05 Jul 2006  Working Papers

The Presentation of Self in the Information Age

Executive Summary — In the past, we knew a lot about the seller of a product (through ads, marketing, or reputation) but little about the individual buyer. Times have changed. From the Internet to store loyalty cards, technology has made the marketplace into an interactive exchange where the buyer is no longer anonymous. The future market will likely be one in which personal information is shared and leveraged. Consumers who are willing to share their information will be more attractive to sellers and more sought-after than those who have bad reputations or refuse to participate.
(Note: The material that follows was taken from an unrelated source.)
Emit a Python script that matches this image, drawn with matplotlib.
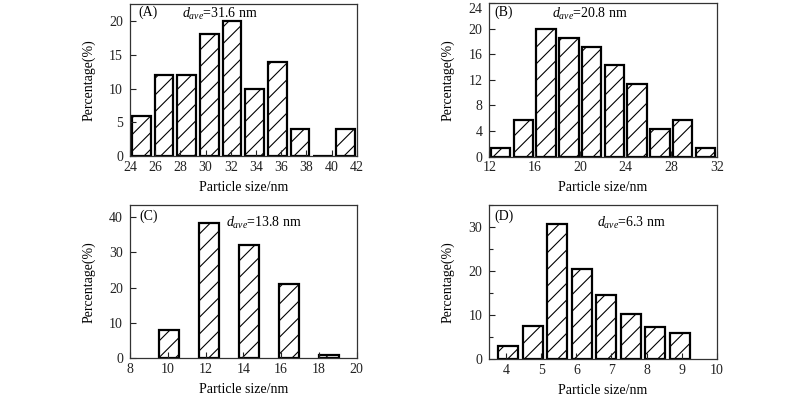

Key concepts include:

  • Consumers will play an increasingly leveraged role in the marketplace by "branding" themselves and sharing personal information with sellers.
  • Technology is making the idea of consumer branding a reality, but it is unclear how personal information will be used in the marketplace, or which uses will be the most beneficial to both buyers and sellers.
  • Look deeper into loyalty programs for the societal and commercial, and positive and negative effects of sharing personal information in the marketplace.

 

Author Abstract

The paper analyzes what it means to be personally identified in markets in an age of ubiquitous database technology, digital monitoring and unobtrusive surveillance, as a basis for conjectures about strategies for identity management by consumers and by firms. Identity is defined. Four levels of customer identification are distinguished, transitory, persistent, role-specific and self-expressive identification. We discuss implications of each for consumer behavior and the operation of markets.